#### WHAT IS BEING ASKED:
Using the listing below, extract each line that has the word "seaborn" in it.
## Begin
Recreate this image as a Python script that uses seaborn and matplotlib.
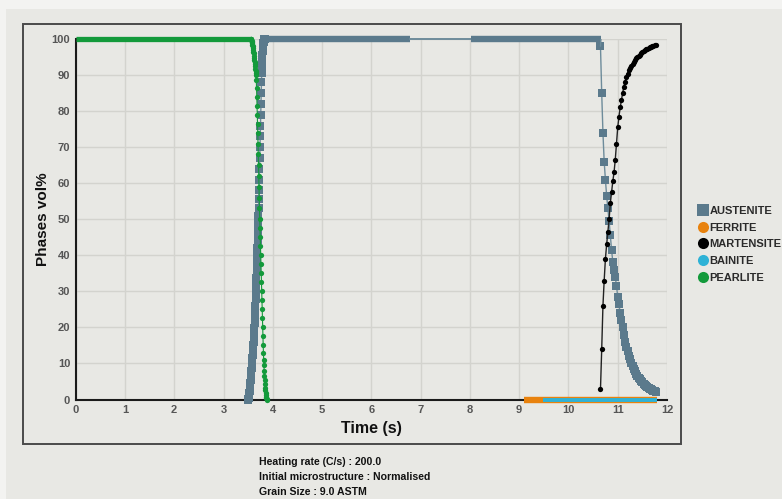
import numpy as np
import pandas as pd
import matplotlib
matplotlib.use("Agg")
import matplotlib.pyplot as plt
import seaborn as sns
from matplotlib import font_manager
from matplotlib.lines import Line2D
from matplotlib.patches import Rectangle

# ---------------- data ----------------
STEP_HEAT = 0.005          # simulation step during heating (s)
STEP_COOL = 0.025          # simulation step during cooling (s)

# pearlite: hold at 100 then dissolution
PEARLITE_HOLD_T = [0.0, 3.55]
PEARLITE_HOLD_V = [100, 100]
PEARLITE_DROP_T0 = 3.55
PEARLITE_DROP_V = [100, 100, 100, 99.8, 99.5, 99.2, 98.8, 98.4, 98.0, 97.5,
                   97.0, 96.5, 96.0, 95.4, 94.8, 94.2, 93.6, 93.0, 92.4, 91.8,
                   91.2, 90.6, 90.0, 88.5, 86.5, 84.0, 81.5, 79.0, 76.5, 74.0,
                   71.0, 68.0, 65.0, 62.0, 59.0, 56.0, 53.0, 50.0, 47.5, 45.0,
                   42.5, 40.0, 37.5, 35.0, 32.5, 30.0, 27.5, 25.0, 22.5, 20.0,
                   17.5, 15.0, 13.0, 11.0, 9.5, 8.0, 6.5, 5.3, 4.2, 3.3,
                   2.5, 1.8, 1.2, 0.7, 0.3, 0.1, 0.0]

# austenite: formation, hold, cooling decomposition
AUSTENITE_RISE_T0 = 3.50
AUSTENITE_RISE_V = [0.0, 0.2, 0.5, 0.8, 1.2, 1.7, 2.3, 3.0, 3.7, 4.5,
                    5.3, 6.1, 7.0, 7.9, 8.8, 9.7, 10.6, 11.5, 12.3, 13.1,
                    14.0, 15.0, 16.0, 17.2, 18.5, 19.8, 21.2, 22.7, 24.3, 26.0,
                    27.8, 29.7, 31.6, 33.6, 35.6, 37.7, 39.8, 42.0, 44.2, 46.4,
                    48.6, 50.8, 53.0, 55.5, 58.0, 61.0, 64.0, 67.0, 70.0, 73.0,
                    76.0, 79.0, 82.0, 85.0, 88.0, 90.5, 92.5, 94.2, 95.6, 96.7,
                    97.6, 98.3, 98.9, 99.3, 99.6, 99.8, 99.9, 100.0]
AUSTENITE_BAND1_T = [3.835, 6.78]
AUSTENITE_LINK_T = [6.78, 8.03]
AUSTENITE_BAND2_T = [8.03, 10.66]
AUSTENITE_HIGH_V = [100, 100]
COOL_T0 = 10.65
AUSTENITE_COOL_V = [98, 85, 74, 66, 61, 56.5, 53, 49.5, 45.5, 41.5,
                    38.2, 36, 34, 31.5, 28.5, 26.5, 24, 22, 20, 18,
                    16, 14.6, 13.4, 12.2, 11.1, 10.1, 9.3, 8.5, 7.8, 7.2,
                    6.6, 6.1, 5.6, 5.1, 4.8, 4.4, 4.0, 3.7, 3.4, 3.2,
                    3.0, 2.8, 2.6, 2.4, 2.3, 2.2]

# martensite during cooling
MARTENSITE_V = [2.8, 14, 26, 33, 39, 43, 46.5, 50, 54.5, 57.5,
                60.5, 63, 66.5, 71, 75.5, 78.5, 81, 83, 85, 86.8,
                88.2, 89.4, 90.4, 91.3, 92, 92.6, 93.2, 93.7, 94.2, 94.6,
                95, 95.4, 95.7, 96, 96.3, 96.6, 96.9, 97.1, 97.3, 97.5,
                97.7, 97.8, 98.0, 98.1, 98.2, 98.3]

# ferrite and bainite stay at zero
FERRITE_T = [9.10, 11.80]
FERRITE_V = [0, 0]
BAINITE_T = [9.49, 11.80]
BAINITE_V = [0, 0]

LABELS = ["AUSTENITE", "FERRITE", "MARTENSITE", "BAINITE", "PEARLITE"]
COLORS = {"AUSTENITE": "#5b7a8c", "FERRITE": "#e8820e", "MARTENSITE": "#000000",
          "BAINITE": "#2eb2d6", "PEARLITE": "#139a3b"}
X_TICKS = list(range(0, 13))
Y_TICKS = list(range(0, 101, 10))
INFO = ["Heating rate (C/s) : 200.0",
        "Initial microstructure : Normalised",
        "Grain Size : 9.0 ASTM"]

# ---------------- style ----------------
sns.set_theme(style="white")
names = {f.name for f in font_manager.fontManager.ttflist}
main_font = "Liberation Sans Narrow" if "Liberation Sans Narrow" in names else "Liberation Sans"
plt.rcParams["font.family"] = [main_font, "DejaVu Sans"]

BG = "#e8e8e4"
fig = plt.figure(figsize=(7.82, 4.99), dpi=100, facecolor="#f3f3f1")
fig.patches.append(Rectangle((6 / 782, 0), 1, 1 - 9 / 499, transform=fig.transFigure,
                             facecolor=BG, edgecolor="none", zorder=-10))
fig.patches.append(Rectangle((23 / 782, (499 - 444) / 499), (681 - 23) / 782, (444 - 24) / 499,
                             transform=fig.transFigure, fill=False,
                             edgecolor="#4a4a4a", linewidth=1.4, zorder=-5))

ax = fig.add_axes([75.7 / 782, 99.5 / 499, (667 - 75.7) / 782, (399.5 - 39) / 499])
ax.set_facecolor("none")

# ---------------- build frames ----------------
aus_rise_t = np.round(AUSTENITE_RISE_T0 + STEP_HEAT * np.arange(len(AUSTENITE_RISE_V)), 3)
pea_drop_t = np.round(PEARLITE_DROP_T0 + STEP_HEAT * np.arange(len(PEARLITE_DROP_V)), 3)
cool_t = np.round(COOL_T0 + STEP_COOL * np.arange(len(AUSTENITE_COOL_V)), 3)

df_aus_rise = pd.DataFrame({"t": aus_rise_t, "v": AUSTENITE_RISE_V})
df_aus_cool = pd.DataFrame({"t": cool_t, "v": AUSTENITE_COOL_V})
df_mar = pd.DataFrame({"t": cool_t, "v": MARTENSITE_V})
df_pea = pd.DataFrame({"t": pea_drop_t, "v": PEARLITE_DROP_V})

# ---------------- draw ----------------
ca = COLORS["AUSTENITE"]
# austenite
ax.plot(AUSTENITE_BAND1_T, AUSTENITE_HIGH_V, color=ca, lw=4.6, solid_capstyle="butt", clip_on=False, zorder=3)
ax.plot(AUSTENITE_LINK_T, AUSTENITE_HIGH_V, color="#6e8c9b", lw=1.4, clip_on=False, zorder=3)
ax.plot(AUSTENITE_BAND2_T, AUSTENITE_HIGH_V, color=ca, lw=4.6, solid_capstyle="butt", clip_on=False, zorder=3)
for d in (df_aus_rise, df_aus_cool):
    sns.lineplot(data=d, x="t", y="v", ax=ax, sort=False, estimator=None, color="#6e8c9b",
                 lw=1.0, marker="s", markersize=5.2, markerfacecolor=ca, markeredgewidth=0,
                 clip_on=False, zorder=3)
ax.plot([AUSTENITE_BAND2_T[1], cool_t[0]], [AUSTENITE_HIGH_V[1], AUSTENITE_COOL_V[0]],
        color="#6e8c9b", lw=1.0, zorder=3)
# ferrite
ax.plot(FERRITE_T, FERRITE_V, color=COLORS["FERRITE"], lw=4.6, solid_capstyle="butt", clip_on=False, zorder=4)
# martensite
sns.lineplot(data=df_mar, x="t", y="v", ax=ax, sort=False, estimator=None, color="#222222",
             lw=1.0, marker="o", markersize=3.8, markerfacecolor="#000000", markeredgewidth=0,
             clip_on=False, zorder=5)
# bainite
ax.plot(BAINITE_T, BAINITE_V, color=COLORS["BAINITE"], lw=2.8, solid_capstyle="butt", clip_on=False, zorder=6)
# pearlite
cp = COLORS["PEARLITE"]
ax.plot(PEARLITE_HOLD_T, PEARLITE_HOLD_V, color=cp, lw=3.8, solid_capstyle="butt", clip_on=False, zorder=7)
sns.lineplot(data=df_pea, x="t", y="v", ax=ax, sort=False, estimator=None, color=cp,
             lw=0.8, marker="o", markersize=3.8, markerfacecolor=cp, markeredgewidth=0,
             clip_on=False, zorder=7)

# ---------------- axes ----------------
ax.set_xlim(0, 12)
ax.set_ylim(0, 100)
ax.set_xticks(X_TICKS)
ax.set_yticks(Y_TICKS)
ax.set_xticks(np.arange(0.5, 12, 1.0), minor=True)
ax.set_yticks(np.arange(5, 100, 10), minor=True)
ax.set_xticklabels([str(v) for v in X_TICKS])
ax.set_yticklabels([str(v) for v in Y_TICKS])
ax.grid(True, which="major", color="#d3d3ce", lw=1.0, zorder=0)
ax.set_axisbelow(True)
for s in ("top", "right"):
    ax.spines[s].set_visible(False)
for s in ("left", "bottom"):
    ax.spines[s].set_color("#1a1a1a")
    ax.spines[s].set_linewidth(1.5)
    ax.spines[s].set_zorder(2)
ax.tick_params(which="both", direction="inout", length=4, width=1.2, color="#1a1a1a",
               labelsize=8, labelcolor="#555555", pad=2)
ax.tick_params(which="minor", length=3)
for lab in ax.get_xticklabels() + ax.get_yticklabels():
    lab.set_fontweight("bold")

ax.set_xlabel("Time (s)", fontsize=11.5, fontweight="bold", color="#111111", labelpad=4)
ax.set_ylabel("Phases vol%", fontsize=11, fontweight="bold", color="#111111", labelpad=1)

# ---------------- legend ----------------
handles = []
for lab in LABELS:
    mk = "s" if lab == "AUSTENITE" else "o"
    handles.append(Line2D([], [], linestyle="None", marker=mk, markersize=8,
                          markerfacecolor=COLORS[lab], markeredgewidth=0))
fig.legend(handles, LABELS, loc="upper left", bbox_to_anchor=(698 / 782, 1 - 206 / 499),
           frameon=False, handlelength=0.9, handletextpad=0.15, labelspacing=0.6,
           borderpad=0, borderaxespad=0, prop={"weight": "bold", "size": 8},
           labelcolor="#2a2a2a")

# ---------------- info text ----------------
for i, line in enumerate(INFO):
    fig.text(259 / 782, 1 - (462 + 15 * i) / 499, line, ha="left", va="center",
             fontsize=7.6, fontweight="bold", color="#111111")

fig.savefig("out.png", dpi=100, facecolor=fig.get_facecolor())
## End
#### ANSWER TO THE PROBLEM:
Recreate this image as a Python script that uses seaborn and matplotlib.
import seaborn as sns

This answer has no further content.